(Stored data entries)
^^^^

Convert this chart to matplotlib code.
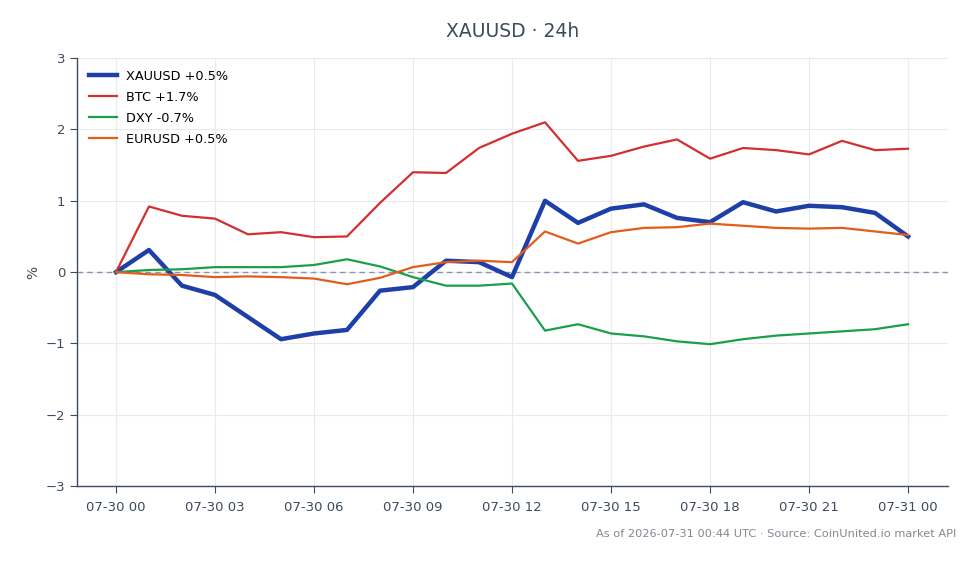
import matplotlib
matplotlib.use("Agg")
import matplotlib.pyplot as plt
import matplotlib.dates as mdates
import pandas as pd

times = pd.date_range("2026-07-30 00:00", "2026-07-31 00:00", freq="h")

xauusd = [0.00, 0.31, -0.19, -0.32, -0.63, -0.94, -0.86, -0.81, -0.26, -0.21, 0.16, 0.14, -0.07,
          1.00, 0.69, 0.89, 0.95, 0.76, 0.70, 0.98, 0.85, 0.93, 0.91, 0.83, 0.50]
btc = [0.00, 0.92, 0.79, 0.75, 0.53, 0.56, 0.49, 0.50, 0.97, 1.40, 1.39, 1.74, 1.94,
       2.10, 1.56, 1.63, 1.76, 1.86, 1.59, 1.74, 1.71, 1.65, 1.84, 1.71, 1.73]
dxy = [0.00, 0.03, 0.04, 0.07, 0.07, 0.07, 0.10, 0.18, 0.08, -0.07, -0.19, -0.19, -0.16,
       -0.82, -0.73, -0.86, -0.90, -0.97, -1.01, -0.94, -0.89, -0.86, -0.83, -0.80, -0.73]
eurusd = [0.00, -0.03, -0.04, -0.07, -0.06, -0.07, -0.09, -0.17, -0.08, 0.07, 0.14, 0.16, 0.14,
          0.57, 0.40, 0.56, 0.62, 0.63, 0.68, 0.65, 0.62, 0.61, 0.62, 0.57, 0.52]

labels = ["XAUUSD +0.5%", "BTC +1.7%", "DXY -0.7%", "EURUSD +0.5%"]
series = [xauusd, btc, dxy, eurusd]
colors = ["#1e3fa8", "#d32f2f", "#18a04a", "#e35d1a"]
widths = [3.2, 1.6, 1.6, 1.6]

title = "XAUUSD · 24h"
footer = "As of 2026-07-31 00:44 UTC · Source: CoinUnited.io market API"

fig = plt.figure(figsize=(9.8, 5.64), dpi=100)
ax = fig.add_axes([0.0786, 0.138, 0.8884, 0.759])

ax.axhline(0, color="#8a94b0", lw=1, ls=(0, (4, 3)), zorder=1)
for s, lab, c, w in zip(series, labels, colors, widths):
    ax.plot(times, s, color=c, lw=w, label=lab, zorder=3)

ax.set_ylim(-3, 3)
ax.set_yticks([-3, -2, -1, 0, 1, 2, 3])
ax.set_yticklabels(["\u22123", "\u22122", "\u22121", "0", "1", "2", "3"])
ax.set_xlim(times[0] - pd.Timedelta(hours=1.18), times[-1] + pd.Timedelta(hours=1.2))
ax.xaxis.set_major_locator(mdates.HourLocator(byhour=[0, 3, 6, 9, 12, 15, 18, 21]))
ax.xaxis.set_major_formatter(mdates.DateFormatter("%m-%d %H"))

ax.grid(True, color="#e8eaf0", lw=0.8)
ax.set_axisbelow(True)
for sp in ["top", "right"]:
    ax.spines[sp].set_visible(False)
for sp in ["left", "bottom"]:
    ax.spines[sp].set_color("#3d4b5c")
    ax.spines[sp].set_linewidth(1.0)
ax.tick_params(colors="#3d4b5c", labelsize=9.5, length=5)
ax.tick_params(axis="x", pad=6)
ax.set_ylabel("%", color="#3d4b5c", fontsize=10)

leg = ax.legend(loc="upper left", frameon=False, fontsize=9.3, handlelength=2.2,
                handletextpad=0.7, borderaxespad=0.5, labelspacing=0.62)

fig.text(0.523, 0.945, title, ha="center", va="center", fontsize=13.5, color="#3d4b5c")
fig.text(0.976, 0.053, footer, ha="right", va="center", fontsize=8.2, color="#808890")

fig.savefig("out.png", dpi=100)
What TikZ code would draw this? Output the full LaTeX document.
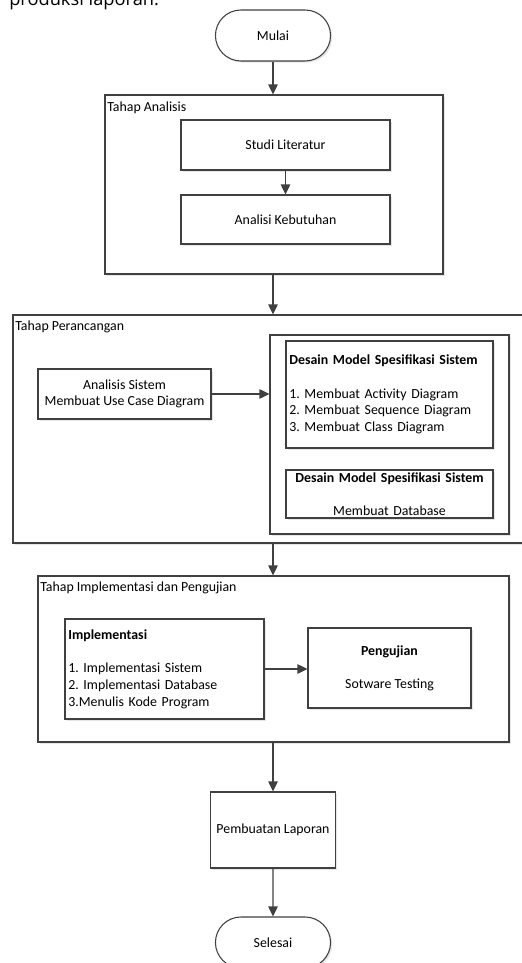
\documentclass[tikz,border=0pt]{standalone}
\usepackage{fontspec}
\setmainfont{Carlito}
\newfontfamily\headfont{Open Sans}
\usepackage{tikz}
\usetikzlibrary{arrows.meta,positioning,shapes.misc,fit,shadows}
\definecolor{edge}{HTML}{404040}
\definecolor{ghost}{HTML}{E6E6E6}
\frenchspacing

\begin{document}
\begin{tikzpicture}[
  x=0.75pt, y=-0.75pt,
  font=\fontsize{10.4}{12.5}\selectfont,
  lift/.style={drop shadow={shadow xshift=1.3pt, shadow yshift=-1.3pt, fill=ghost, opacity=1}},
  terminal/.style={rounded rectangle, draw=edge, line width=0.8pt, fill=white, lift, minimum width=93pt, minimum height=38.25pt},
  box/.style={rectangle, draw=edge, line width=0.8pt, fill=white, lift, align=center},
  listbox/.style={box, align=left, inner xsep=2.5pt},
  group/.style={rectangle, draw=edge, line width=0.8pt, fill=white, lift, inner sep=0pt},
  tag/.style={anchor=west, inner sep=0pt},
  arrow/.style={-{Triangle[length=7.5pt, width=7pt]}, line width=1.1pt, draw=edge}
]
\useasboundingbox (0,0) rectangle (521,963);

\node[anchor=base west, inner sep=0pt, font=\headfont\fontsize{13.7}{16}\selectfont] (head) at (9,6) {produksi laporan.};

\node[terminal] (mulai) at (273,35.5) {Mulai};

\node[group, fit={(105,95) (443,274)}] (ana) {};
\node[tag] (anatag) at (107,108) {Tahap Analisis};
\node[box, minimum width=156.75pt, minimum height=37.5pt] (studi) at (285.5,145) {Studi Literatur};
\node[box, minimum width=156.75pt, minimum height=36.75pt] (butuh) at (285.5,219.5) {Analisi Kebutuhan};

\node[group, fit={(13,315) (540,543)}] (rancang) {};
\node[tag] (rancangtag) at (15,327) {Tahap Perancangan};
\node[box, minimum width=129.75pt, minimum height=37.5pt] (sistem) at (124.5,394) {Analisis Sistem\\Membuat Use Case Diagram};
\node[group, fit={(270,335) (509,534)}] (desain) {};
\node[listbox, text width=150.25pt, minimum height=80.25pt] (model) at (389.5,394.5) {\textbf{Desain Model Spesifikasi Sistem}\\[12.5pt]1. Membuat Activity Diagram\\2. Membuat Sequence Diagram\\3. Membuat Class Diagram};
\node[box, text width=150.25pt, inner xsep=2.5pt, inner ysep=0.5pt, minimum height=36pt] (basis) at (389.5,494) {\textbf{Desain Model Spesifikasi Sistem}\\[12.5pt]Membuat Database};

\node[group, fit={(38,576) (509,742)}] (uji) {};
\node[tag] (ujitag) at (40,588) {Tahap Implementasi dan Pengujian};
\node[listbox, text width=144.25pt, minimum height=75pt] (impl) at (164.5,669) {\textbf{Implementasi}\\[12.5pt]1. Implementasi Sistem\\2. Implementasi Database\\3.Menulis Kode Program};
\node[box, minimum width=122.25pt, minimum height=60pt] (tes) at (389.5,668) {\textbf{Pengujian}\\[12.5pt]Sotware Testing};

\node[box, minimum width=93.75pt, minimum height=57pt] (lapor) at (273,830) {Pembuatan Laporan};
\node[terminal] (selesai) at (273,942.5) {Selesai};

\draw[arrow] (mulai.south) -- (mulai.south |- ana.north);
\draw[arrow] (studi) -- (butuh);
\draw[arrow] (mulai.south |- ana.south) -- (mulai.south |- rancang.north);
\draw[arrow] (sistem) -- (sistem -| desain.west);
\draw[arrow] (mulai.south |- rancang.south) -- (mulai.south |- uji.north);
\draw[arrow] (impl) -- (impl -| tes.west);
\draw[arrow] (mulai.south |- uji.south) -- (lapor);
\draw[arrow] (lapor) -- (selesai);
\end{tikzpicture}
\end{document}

^^^^

◆ THE EXERCISE ◆
Make an exact copy of the data, leaving its pictures out.

◆ EXERCISE OUTPUT ◆
Convert this chart to matplotlib code.
import matplotlib
matplotlib.use("Agg")
import matplotlib.pyplot as plt
import matplotlib.dates as mdates
import pandas as pd

times = pd.date_range("2026-07-30 00:00", "2026-07-31 00:00", freq="h")

xauusd = [0.00, 0.31, -0.19, -0.32, -0.63, -0.94, -0.86, -0.81, -0.26, -0.21, 0.16, 0.14, -0.07,
          1.00, 0.69, 0.89, 0.95, 0.76, 0.70, 0.98, 0.85, 0.93, 0.91, 0.83, 0.50]
btc = [0.00, 0.92, 0.79, 0.75, 0.53, 0.56, 0.49, 0.50, 0.97, 1.40, 1.39, 1.74, 1.94,
       2.10, 1.56, 1.63, 1.76, 1.86, 1.59, 1.74, 1.71, 1.65, 1.84, 1.71, 1.73]
dxy = [0.00, 0.03, 0.04, 0.07, 0.07, 0.07, 0.10, 0.18, 0.08, -0.07, -0.19, -0.19, -0.16,
       -0.82, -0.73, -0.86, -0.90, -0.97, -1.01, -0.94, -0.89, -0.86, -0.83, -0.80, -0.73]
eurusd = [0.00, -0.03, -0.04, -0.07, -0.06, -0.07, -0.09, -0.17, -0.08, 0.07, 0.14, 0.16, 0.14,
          0.57, 0.40, 0.56, 0.62, 0.63, 0.68, 0.65, 0.62, 0.61, 0.62, 0.57, 0.52]

labels = ["XAUUSD +0.5%", "BTC +1.7%", "DXY -0.7%", "EURUSD +0.5%"]
series = [xauusd, btc, dxy, eurusd]
colors = ["#1e3fa8", "#d32f2f", "#18a04a", "#e35d1a"]
widths = [3.2, 1.6, 1.6, 1.6]

title = "XAUUSD · 24h"
footer = "As of 2026-07-31 00:44 UTC · Source: CoinUnited.io market API"

fig = plt.figure(figsize=(9.8, 5.64), dpi=100)
ax = fig.add_axes([0.0786, 0.138, 0.8884, 0.759])

ax.axhline(0, color="#8a94b0", lw=1, ls=(0, (4, 3)), zorder=1)
for s, lab, c, w in zip(series, labels, colors, widths):
    ax.plot(times, s, color=c, lw=w, label=lab, zorder=3)

ax.set_ylim(-3, 3)
ax.set_yticks([-3, -2, -1, 0, 1, 2, 3])
ax.set_yticklabels(["\u22123", "\u22122", "\u22121", "0", "1", "2", "3"])
ax.set_xlim(times[0] - pd.Timedelta(hours=1.18), times[-1] + pd.Timedelta(hours=1.2))
ax.xaxis.set_major_locator(mdates.HourLocator(byhour=[0, 3, 6, 9, 12, 15, 18, 21]))
ax.xaxis.set_major_formatter(mdates.DateFormatter("%m-%d %H"))

ax.grid(True, color="#e8eaf0", lw=0.8)
ax.set_axisbelow(True)
for sp in ["top", "right"]:
    ax.spines[sp].set_visible(False)
for sp in ["left", "bottom"]:
    ax.spines[sp].set_color("#3d4b5c")
    ax.spines[sp].set_linewidth(1.0)
ax.tick_params(colors="#3d4b5c", labelsize=9.5, length=5)
ax.tick_params(axis="x", pad=6)
ax.set_ylabel("%", color="#3d4b5c", fontsize=10)

leg = ax.legend(loc="upper left", frameon=False, fontsize=9.3, handlelength=2.2,
                handletextpad=0.7, borderaxespad=0.5, labelspacing=0.62)

fig.text(0.523, 0.945, title, ha="center", va="center", fontsize=13.5, color="#3d4b5c")
fig.text(0.976, 0.053, footer, ha="right", va="center", fontsize=8.2, color="#808890")

fig.savefig("out.png", dpi=100)
What TikZ code would draw this? Output the full LaTeX document.
\documentclass[tikz,border=0pt]{standalone}
\usepackage{fontspec}
\setmainfont{Carlito}
\newfontfamily\headfont{Open Sans}
\usepackage{tikz}
\usetikzlibrary{arrows.meta,positioning,shapes.misc,fit,shadows}
\definecolor{edge}{HTML}{404040}
\definecolor{ghost}{HTML}{E6E6E6}
\frenchspacing

\begin{document}
\begin{tikzpicture}[
  x=0.75pt, y=-0.75pt,
  font=\fontsize{10.4}{12.5}\selectfont,
  lift/.style={drop shadow={shadow xshift=1.3pt, shadow yshift=-1.3pt, fill=ghost, opacity=1}},
  terminal/.style={rounded rectangle, draw=edge, line width=0.8pt, fill=white, lift, minimum width=93pt, minimum height=38.25pt},
  box/.style={rectangle, draw=edge, line width=0.8pt, fill=white, lift, align=center},
  listbox/.style={box, align=left, inner xsep=2.5pt},
  group/.style={rectangle, draw=edge, line width=0.8pt, fill=white, lift, inner sep=0pt},
  tag/.style={anchor=west, inner sep=0pt},
  arrow/.style={-{Triangle[length=7.5pt, width=7pt]}, line width=1.1pt, draw=edge}
]
\useasboundingbox (0,0) rectangle (521,963);

\node[anchor=base west, inner sep=0pt, font=\headfont\fontsize{13.7}{16}\selectfont] (head) at (9,6) {produksi laporan.};

\node[terminal] (mulai) at (273,35.5) {Mulai};

\node[group, fit={(105,95) (443,274)}] (ana) {};
\node[tag] (anatag) at (107,108) {Tahap Analisis};
\node[box, minimum width=156.75pt, minimum height=37.5pt] (studi) at (285.5,145) {Studi Literatur};
\node[box, minimum width=156.75pt, minimum height=36.75pt] (butuh) at (285.5,219.5) {Analisi Kebutuhan};

\node[group, fit={(13,315) (540,543)}] (rancang) {};
\node[tag] (rancangtag) at (15,327) {Tahap Perancangan};
\node[box, minimum width=129.75pt, minimum height=37.5pt] (sistem) at (124.5,394) {Analisis Sistem\\Membuat Use Case Diagram};
\node[group, fit={(270,335) (509,534)}] (desain) {};
\node[listbox, text width=150.25pt, minimum height=80.25pt] (model) at (389.5,394.5) {\textbf{Desain Model Spesifikasi Sistem}\\[12.5pt]1. Membuat Activity Diagram\\2. Membuat Sequence Diagram\\3. Membuat Class Diagram};
\node[box, text width=150.25pt, inner xsep=2.5pt, inner ysep=0.5pt, minimum height=36pt] (basis) at (389.5,494) {\textbf{Desain Model Spesifikasi Sistem}\\[12.5pt]Membuat Database};

\node[group, fit={(38,576) (509,742)}] (uji) {};
\node[tag] (ujitag) at (40,588) {Tahap Implementasi dan Pengujian};
\node[listbox, text width=144.25pt, minimum height=75pt] (impl) at (164.5,669) {\textbf{Implementasi}\\[12.5pt]1. Implementasi Sistem\\2. Implementasi Database\\3.Menulis Kode Program};
\node[box, minimum width=122.25pt, minimum height=60pt] (tes) at (389.5,668) {\textbf{Pengujian}\\[12.5pt]Sotware Testing};

\node[box, minimum width=93.75pt, minimum height=57pt] (lapor) at (273,830) {Pembuatan Laporan};
\node[terminal] (selesai) at (273,942.5) {Selesai};

\draw[arrow] (mulai.south) -- (mulai.south |- ana.north);
\draw[arrow] (studi) -- (butuh);
\draw[arrow] (mulai.south |- ana.south) -- (mulai.south |- rancang.north);
\draw[arrow] (sistem) -- (sistem -| desain.west);
\draw[arrow] (mulai.south |- rancang.south) -- (mulai.south |- uji.north);
\draw[arrow] (impl) -- (impl -| tes.west);
\draw[arrow] (mulai.south |- uji.south) -- (lapor);
\draw[arrow] (lapor) -- (selesai);
\end{tikzpicture}
\end{document}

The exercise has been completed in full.